**EXERCISE**
From the entries below, print exactly the span beginning with the line holding "Emit a Python" and ending with the line holding "4.97, 5.00, 5.00]", endpoints included, and skip any pictures.

— Start RAW RECORDS —

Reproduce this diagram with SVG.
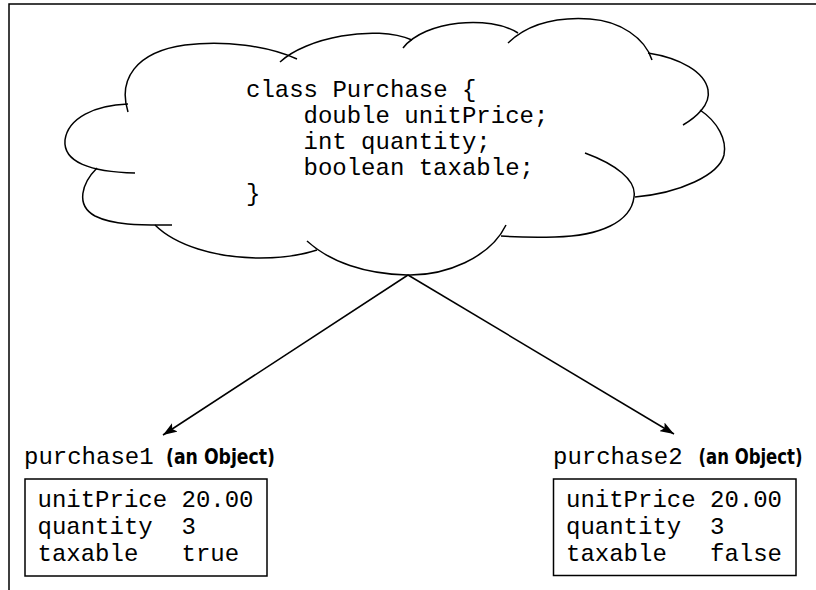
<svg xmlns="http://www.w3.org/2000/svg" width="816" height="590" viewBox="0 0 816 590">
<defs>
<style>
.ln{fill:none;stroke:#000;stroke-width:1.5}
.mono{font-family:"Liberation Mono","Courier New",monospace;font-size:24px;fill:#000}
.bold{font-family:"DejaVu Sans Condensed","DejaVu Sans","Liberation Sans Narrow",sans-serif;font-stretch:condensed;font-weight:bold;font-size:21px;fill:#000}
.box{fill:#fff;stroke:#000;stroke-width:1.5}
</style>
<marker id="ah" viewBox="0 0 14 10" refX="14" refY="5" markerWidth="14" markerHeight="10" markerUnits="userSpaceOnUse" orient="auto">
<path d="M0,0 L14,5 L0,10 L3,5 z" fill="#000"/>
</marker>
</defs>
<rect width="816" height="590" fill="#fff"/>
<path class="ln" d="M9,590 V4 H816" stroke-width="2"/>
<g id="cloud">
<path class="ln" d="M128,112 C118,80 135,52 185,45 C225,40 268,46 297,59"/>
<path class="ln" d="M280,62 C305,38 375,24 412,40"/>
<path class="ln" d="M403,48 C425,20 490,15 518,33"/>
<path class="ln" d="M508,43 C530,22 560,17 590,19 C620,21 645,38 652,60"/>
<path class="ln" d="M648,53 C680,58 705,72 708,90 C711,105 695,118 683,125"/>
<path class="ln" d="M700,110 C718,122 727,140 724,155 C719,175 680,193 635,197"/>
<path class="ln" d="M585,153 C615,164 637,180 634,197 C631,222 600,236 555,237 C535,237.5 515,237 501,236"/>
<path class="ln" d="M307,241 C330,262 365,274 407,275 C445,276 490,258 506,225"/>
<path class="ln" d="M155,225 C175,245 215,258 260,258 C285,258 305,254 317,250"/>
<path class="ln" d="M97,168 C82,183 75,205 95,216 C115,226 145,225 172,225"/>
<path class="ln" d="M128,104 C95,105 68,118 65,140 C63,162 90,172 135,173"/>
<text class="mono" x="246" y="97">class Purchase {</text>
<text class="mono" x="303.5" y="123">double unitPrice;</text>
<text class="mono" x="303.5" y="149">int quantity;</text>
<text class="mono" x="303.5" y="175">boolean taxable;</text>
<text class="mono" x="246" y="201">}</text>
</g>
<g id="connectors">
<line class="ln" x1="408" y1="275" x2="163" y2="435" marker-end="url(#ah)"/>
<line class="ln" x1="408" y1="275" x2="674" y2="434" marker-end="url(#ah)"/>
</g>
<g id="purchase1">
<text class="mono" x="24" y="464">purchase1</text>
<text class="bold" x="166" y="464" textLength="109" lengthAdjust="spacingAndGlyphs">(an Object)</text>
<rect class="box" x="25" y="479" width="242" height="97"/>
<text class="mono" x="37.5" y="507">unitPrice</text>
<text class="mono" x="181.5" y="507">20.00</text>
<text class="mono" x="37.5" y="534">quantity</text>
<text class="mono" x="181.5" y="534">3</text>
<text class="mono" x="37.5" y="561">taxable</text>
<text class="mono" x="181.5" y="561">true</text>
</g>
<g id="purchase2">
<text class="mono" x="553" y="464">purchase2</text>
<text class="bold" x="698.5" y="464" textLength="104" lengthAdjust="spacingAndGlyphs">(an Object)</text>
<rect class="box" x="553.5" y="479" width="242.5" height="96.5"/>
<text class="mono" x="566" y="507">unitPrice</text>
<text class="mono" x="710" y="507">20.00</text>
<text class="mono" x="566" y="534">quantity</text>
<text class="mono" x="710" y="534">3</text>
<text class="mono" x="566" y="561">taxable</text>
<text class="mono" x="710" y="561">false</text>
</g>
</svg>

— End RAW RECORDS —
— Start RAW RECORDS —

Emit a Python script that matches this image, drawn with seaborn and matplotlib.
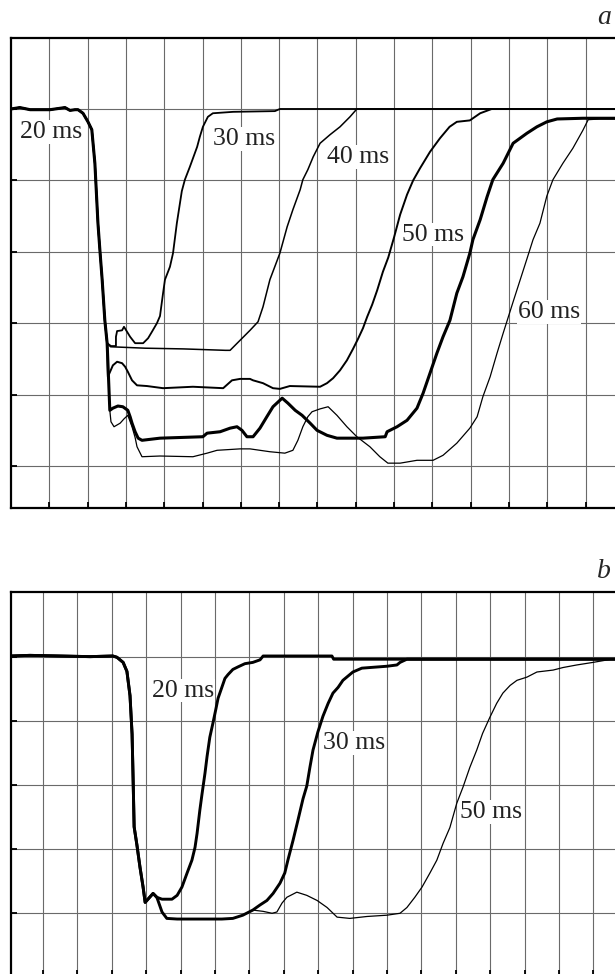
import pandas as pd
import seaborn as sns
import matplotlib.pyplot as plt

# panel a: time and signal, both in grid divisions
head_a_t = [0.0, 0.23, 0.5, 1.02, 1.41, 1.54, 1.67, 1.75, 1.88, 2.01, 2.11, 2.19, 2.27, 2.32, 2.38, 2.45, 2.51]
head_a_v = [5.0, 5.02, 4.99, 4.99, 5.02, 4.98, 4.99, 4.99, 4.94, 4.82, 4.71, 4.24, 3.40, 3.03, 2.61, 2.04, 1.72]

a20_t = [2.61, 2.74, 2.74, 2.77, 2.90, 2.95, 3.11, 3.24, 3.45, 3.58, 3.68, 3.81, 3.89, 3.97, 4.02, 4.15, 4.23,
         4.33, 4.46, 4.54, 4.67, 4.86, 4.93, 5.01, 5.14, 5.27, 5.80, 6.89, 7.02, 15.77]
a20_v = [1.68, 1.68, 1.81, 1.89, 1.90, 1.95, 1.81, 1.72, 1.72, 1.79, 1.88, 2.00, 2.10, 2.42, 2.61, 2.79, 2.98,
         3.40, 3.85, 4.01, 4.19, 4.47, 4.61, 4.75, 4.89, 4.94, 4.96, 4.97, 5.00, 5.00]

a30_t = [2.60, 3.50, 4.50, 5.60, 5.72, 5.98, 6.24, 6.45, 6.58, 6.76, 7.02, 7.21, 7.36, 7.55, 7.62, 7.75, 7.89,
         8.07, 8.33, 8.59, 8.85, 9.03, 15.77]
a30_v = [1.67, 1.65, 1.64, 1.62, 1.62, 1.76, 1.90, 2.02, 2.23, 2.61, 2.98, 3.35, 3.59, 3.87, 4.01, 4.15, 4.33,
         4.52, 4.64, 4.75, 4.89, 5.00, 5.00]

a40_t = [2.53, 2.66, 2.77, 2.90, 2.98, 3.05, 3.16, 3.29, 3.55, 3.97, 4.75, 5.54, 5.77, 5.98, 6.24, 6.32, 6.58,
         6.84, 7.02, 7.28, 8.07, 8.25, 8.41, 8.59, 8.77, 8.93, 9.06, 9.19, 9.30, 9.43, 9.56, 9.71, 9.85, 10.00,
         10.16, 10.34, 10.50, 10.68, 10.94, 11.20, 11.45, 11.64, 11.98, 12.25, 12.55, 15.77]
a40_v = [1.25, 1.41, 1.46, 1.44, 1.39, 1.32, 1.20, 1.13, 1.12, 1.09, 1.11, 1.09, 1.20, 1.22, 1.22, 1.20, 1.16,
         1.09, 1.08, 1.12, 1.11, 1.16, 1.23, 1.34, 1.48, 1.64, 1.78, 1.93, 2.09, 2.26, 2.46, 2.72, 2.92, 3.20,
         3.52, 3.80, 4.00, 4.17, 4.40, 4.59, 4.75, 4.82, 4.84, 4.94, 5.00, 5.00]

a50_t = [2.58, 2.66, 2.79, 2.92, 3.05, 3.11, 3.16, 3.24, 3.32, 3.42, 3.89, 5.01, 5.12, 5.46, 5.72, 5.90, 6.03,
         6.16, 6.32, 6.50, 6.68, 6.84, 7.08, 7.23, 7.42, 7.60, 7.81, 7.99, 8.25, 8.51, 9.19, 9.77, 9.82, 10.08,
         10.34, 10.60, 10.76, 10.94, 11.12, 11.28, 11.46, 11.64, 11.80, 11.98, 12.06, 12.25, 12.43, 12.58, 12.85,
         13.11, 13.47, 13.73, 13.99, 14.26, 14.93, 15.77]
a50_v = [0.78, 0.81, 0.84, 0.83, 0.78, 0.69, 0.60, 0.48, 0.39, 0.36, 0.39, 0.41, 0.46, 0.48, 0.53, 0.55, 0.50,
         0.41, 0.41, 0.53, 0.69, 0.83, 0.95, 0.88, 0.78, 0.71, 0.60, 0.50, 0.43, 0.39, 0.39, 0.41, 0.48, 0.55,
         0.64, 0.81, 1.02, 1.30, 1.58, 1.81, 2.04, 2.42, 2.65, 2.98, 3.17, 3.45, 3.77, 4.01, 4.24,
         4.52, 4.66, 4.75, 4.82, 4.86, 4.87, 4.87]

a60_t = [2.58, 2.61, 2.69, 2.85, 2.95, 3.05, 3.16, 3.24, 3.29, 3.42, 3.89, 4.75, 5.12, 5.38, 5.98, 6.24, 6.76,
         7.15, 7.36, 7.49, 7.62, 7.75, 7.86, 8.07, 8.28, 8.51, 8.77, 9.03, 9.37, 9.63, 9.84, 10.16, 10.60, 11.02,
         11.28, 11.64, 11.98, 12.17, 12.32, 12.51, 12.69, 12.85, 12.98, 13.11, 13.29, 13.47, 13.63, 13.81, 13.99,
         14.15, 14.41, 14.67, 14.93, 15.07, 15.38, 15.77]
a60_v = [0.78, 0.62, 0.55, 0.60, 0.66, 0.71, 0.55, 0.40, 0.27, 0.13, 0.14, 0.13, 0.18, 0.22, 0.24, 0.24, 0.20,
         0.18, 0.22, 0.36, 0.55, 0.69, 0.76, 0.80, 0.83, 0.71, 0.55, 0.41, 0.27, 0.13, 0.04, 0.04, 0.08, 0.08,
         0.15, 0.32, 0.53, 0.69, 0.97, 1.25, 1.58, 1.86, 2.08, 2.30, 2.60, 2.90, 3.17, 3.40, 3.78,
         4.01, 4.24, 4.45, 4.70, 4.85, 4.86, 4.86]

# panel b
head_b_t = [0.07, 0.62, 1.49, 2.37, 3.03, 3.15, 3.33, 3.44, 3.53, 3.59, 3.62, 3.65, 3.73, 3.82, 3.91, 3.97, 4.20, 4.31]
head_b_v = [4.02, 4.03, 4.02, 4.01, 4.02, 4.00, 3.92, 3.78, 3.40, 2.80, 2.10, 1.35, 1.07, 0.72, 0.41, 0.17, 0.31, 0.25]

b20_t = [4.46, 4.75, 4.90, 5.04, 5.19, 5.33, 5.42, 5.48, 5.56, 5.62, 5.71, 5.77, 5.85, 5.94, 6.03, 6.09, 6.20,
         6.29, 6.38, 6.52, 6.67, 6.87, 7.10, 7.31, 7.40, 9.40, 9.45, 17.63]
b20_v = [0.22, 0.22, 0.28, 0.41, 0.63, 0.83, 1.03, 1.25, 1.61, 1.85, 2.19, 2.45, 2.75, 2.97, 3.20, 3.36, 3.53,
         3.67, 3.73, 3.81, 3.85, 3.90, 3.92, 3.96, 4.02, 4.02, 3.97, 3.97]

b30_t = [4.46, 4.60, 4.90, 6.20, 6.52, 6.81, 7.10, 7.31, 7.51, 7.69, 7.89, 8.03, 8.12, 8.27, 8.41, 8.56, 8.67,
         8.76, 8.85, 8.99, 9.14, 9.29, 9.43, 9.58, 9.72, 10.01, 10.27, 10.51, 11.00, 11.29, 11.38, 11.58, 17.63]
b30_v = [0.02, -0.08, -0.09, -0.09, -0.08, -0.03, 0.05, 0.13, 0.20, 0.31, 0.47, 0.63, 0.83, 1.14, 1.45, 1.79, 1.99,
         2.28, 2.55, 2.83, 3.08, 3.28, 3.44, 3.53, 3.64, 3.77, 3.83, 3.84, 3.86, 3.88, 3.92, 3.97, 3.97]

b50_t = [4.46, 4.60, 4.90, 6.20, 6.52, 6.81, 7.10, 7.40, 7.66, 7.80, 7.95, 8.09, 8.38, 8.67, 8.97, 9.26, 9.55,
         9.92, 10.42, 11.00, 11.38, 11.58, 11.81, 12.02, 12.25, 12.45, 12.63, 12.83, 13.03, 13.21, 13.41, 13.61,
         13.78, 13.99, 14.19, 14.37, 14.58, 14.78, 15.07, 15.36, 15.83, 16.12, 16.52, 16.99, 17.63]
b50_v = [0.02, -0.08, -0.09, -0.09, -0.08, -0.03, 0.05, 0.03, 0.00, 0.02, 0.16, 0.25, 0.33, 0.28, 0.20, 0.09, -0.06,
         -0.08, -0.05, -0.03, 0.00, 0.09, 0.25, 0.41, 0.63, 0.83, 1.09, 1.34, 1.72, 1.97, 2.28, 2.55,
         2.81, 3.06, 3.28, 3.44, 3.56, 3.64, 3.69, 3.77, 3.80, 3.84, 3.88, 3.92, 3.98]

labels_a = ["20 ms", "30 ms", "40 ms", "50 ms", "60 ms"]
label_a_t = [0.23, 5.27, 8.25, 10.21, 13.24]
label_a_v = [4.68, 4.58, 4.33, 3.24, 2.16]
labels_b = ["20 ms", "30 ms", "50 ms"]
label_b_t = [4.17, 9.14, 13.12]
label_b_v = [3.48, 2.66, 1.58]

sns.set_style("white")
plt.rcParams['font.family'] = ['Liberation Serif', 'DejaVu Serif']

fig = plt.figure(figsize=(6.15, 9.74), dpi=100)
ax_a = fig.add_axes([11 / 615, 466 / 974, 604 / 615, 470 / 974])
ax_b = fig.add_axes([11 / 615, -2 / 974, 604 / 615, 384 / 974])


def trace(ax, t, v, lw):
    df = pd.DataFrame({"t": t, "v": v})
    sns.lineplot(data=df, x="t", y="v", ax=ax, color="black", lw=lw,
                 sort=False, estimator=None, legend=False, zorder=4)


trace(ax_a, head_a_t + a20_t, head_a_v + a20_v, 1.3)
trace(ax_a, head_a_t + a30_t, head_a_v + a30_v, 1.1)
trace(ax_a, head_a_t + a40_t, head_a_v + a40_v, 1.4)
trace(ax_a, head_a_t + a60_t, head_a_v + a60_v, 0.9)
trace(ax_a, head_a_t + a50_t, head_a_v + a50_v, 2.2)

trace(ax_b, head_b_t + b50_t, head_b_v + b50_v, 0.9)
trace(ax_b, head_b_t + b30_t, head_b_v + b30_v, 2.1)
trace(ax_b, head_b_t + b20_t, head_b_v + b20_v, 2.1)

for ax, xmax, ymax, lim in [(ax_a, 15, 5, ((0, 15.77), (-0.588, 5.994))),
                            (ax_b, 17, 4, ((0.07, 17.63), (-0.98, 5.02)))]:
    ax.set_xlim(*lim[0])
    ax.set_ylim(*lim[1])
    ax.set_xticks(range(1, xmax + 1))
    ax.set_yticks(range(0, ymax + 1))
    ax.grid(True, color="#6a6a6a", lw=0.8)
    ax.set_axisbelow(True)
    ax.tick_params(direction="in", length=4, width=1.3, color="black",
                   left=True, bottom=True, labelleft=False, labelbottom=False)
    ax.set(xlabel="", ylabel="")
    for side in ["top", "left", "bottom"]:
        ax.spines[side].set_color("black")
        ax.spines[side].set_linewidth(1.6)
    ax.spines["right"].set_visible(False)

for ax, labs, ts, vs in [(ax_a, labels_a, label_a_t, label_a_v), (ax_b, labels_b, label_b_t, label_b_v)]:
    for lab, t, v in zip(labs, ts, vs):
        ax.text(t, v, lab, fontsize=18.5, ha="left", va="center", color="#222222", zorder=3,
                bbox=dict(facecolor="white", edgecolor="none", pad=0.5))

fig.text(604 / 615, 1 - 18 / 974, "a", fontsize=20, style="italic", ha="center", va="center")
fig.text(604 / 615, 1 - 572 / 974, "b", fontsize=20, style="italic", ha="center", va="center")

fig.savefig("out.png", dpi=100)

— End RAW RECORDS —
— Start RAW RECORDS —

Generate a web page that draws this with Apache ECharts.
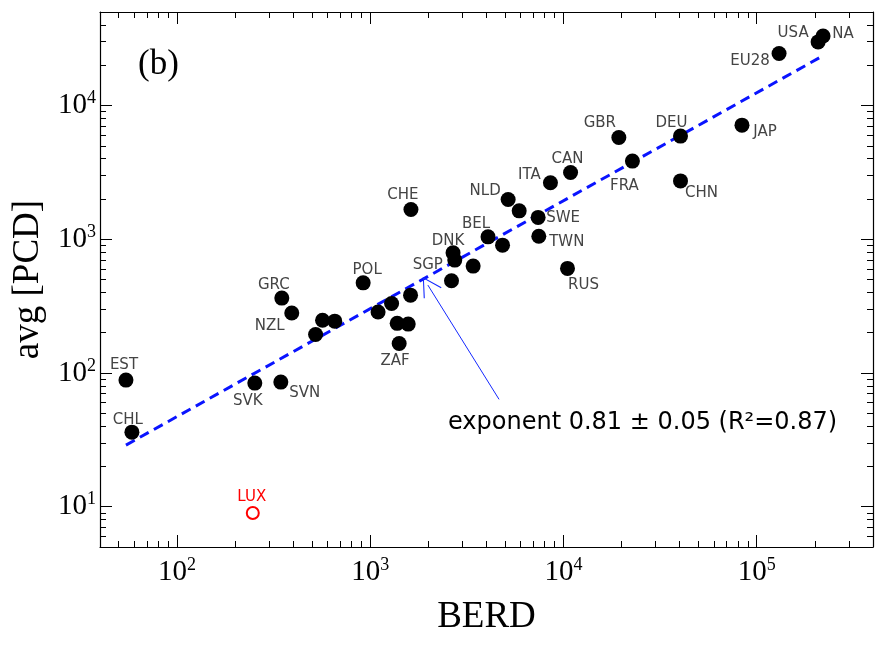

— End RAW RECORDS —

**SOLUTION TO THIS EXERCISE**
Emit a Python script that matches this image, drawn with seaborn and matplotlib.
import pandas as pd
import seaborn as sns
import matplotlib.pyplot as plt

# panel a: time and signal, both in grid divisions
head_a_t = [0.0, 0.23, 0.5, 1.02, 1.41, 1.54, 1.67, 1.75, 1.88, 2.01, 2.11, 2.19, 2.27, 2.32, 2.38, 2.45, 2.51]
head_a_v = [5.0, 5.02, 4.99, 4.99, 5.02, 4.98, 4.99, 4.99, 4.94, 4.82, 4.71, 4.24, 3.40, 3.03, 2.61, 2.04, 1.72]

a20_t = [2.61, 2.74, 2.74, 2.77, 2.90, 2.95, 3.11, 3.24, 3.45, 3.58, 3.68, 3.81, 3.89, 3.97, 4.02, 4.15, 4.23,
         4.33, 4.46, 4.54, 4.67, 4.86, 4.93, 5.01, 5.14, 5.27, 5.80, 6.89, 7.02, 15.77]
a20_v = [1.68, 1.68, 1.81, 1.89, 1.90, 1.95, 1.81, 1.72, 1.72, 1.79, 1.88, 2.00, 2.10, 2.42, 2.61, 2.79, 2.98,
         3.40, 3.85, 4.01, 4.19, 4.47, 4.61, 4.75, 4.89, 4.94, 4.96, 4.97, 5.00, 5.00]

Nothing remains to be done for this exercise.